***** INFORMATION GIVEN *****

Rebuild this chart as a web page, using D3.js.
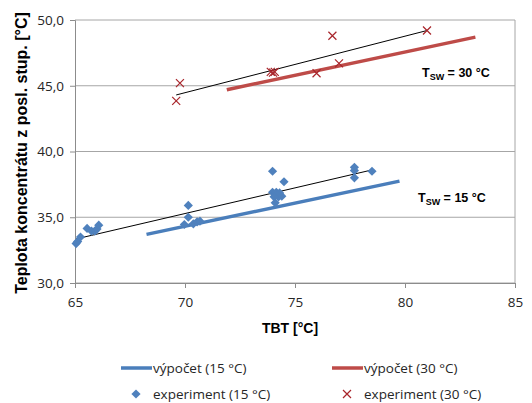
<!DOCTYPE html>
<html>
<head>
<meta charset="utf-8">
<script src="https://cdn.jsdelivr.net/npm/d3@7"></script>
<style>
  body { margin: 0; background: #fff; }
  svg { font-family: "Liberation Sans", Arial, sans-serif; }
</style>
</head>
<body>
<div id="chart"></div>
<script>
// data
const xTicks = [65, 70, 75, 80, 85];
const yTicks = [30, 35, 40, 45, 50];

const calc15 = [[68.25, 33.7], [79.75, 37.75]];
const calc30 = [[71.9, 44.7], [83.2, 48.7]];

const trend15 = [[65.05, 33.35], [78.5, 38.6]];
const trend30 = [[69.6, 44.3], [81.0, 49.2]];

const exp15 = [
  [65.05, 33.0], [65.12, 33.15], [65.25, 33.5], [65.55, 34.15], [65.75, 33.95],
  [65.9, 33.95], [66.0, 34.1], [66.08, 34.4],
  [69.97, 34.45], [70.15, 35.9], [70.15, 35.0], [70.38, 34.5], [70.55, 34.65], [70.68, 34.7],
  [73.98, 38.5], [73.98, 36.9], [74.15, 36.9], [74.5, 37.7], [74.4, 36.6],
  [74.25, 36.55], [74.1, 36.1], [74.05, 36.55], [74.3, 36.85],
  [77.7, 38.8], [77.7, 38.55], [77.7, 38.0], [78.5, 38.5]
];
const exp30 = [
  [69.6, 43.85], [69.77, 45.2], [73.9, 46.05], [74.0, 46.0], [74.08, 46.05],
  [75.98, 45.95], [76.7, 48.8], [77.0, 46.7], [81.0, 49.2]
];

const blue = "#4a7ebb", red = "#be4b48", crossColor = "#a8242a";

const W = 532, H = 403;
const plot = { left: 75, right: 515, top: 20, bottom: 283 };

const svg = d3.select("#chart").append("svg")
  .attr("width", W).attr("height", H);

const x = d3.scaleLinear().domain([65, 85]).range([plot.left, plot.right]);
const y = d3.scaleLinear().domain([30, 50]).range([plot.bottom, plot.top]);

// gridlines
svg.append("g")
  .selectAll("line")
  .data(yTicks)
  .enter().append("line")
  .attr("x1", plot.left).attr("x2", plot.right)
  .attr("y1", d => y(d)).attr("y2", d => y(d))
  .attr("stroke", "#a6a6a6").attr("stroke-width", 1);

// right border
svg.append("line")
  .attr("x1", plot.right).attr("x2", plot.right)
  .attr("y1", plot.top).attr("y2", plot.bottom)
  .attr("stroke", "#a6a6a6");

// axes
const xAxis = svg.append("g")
  .attr("transform", `translate(0,${plot.bottom})`)
  .call(d3.axisBottom(x).tickValues(xTicks).tickSize(5).tickPadding(9));
const yAxis = svg.append("g")
  .attr("transform", `translate(${plot.left},0)`)
  .call(d3.axisLeft(y).tickValues(yTicks).tickSize(5).tickPadding(6)
    .tickFormat(d => d3.format(".1f")(d).replace(".", ",")));

[xAxis, yAxis].forEach(g => {
  g.select(".domain").attr("stroke", "#8c8c8c");
  g.selectAll(".tick line").attr("stroke", "#8c8c8c");
  g.selectAll(".tick text").attr("fill", "#262626")
    .style("font-size", "13.5px").style("font-family", "'Open Sans', sans-serif");
});

// axis titles
svg.append("text")
  .attr("x", 290).attr("y", 333)
  .attr("text-anchor", "middle")
  .style("font-weight", "bold").style("font-size", "14px")
  .text("TBT [°C]");

svg.append("text")
  .attr("transform", "translate(27,153) rotate(-90)")
  .attr("text-anchor", "middle")
  .style("font-weight", "bold").style("font-size", "16px")
  .text("Teplota koncentrátu z posl. stup.  [°C]");

const line = d3.line().x(d => x(d[0])).y(d => y(d[1]));

// calculated lines
svg.append("path").datum(calc15).attr("d", line)
  .attr("fill", "none").attr("stroke", blue).attr("stroke-width", 3.5);
svg.append("path").datum(calc30).attr("d", line)
  .attr("fill", "none").attr("stroke", red).attr("stroke-width", 3.5);

// trend lines
[trend15, trend30].forEach(t => {
  svg.append("path").datum(t).attr("d", line)
    .attr("fill", "none").attr("stroke", "#000").attr("stroke-width", 1);
});

// excel-like diamond: square turned 45 degrees
const diamond = "M0,-4.6L4.6,0L0,4.6L-4.6,0Z";

svg.append("g").selectAll("path")
  .data(exp15)
  .enter().append("path")
  .attr("d", diamond)
  .attr("transform", d => `translate(${x(d[0])},${y(d[1])})`)
  .attr("fill", "#4f81bd");

function cross(g, cx, cy, r) {
  g.append("path")
    .attr("d", `M${cx - r},${cy - r}L${cx + r},${cy + r}M${cx - r},${cy + r}L${cx + r},${cy - r}`)
    .attr("stroke", crossColor).attr("stroke-width", 1.2).attr("fill", "none");
}
const crossG = svg.append("g");
exp30.forEach(d => cross(crossG, x(d[0]), y(d[1]), 4));

// annotations
function tsw(px, py, label) {
  const t = svg.append("text").attr("x", px).attr("y", py)
    .style("font-weight", "bold").style("font-size", "12.5px");
  t.append("tspan").text("T");
  t.append("tspan").attr("dy", 3).style("font-size", "9px").text("SW");
  t.append("tspan").attr("dy", -3).text(label);
}
tsw(422, 77, " = 30 °C");
tsw(418, 202, " = 15 °C");

// legend
const legend = svg.append("g").style("font-size", "13.5px")
  .style("font-family", "'Open Sans', sans-serif").attr("fill", "#262626");
legend.append("line").attr("x1", 121).attr("x2", 152).attr("y1", 368).attr("y2", 368)
  .attr("stroke", blue).attr("stroke-width", 3.5);
legend.append("text").attr("x", 153).attr("y", 373).text("výpočet (15 °C)");
legend.append("line").attr("x1", 332).attr("x2", 363).attr("y1", 368).attr("y2", 368)
  .attr("stroke", red).attr("stroke-width", 3.5);
legend.append("text").attr("x", 364).attr("y", 373).text("výpočet (30 °C)");
legend.append("path").attr("d", diamond)
  .attr("transform", "translate(136,394)").attr("fill", "#4f81bd");
legend.append("text").attr("x", 153).attr("y", 399).text("experiment (15 °C)");
cross(legend, 347, 394, 4);
legend.append("text").attr("x", 364).attr("y", 399).text("experiment (30 °C)");
</script>
</body>
</html>
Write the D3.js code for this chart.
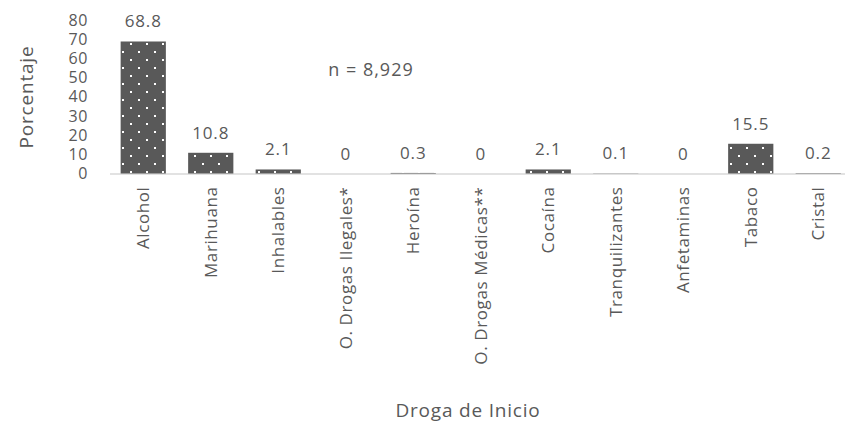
<!DOCTYPE html>
<html><head><meta charset="utf-8">
<script src="https://cdn.jsdelivr.net/npm/d3@7"></script>
<style>body{margin:0;background:#fff}text{font-family:"Open Sans",sans-serif;fill:#595959;font-weight:400}</style>
</head><body><svg id="c" width="845" height="428"></svg>
<script>
const categories = ["Alcohol","Marihuana","Inhalables","O. Drogas Ilegales*","Heroína","O. Drogas Médicas**","Cocaína","Tranquilizantes","Anfetaminas","Tabaco","Cristal"];
const values = [68.8,10.8,2.1,0,0.3,0,2.1,0.1,0,15.5,0.2];
const labels = ["68.8","10.8","2.1","0","0.3","0","2.1","0.1","0","15.5","0.2"];
const yTicks = [0,10,20,30,40,50,60,70,80];

const svg = d3.select("#c");
const defs = svg.append("defs");
const pat = defs.append("pattern").attr("id","dots").attr("patternUnits","userSpaceOnUse")
  .attr("width",16).attr("height",16).attr("x",119).attr("y",0);
pat.append("rect").attr("width",16).attr("height",16).attr("fill","#595959");
pat.append("rect").attr("x",3).attr("y",3).attr("width",2).attr("height",2).attr("fill","#fff");
pat.append("rect").attr("x",11).attr("y",11).attr("width",2).attr("height",2).attr("fill","#fff");

const x = d3.scaleBand().domain(categories).range([109.5, 852]).paddingInner(0.33).paddingOuter(0.165);
const y = d3.scaleLinear().domain([0,80]).range([173.5, 20]);

const xa = svg.append("g").attr("transform","translate(0,173.5)").call(d3.axisBottom(x).tickSize(0).tickPadding(0));
xa.select(".domain").attr("stroke","#d9d9d9").attr("stroke-width",1.5);
xa.selectAll("text").attr("transform","rotate(-90)").attr("text-anchor","end")
  .attr("dx","-13px").attr("dy","0.35em").attr("x",0).attr("y",0)
  .style("font-size","17px").style("letter-spacing","0.6px").style("fill","#595959").style("font-family","Open Sans");

const ya = svg.append("g").attr("transform","translate(94,0)").call(d3.axisLeft(y).tickValues(yTicks).tickSize(0).tickPadding(6));
ya.select(".domain").remove();
ya.selectAll("text").style("font-size","16px").style("letter-spacing","0.6px").style("fill","#595959").style("font-family","Open Sans");

svg.selectAll("rect.bar").data(values).join("rect").attr("class","bar")
  .attr("x",(d,i)=>x(categories[i])).attr("width",x.bandwidth())
  .attr("y",d=>y(d)).attr("height",d=>y(0)-y(d)).attr("fill","url(#dots)");

svg.selectAll("text.lab").data(values).join("text").attr("class","lab")
  .attr("x",(d,i)=>x(categories[i])+x.bandwidth()/2).attr("y",d=>y(d)-14)
  .attr("text-anchor","middle").style("font-size","17px").style("letter-spacing","0.8px").text((d,i)=>labels[i]);

svg.append("text").attr("x",371).attr("y",76).attr("text-anchor","middle").style("font-size","18px").style("letter-spacing","1px").text("n = 8,929");
svg.append("text").attr("transform","translate(33,97) rotate(-90)").attr("text-anchor","middle").style("font-size","19px").style("letter-spacing","0.8px").text("Porcentaje");
svg.append("text").attr("x",468).attr("y",417).attr("text-anchor","middle").style("font-size","19px").style("letter-spacing","0.8px").text("Droga de Inicio");
</script></body></html>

*****

__SHORT EXERCISE__:
Only the lines from the one with "Write the D3.js code for this chart." through the one with "const yTicks = [0,10,20,30,40,50,60,70,80];", both included, go in the copy, exactly as written. Leave the pictures behind.

__THE REPLY__:
Write the D3.js code for this chart.
<!DOCTYPE html>
<html><head><meta charset="utf-8">
<script src="https://cdn.jsdelivr.net/npm/d3@7"></script>
<style>body{margin:0;background:#fff}text{font-family:"Open Sans",sans-serif;fill:#595959;font-weight:400}</style>
</head><body><svg id="c" width="845" height="428"></svg>
<script>
const categories = ["Alcohol","Marihuana","Inhalables","O. Drogas Ilegales*","Heroína","O. Drogas Médicas**","Cocaína","Tranquilizantes","Anfetaminas","Tabaco","Cristal"];
const values = [68.8,10.8,2.1,0,0.3,0,2.1,0.1,0,15.5,0.2];
const labels = ["68.8","10.8","2.1","0","0.3","0","2.1","0.1","0","15.5","0.2"];
const yTicks = [0,10,20,30,40,50,60,70,80];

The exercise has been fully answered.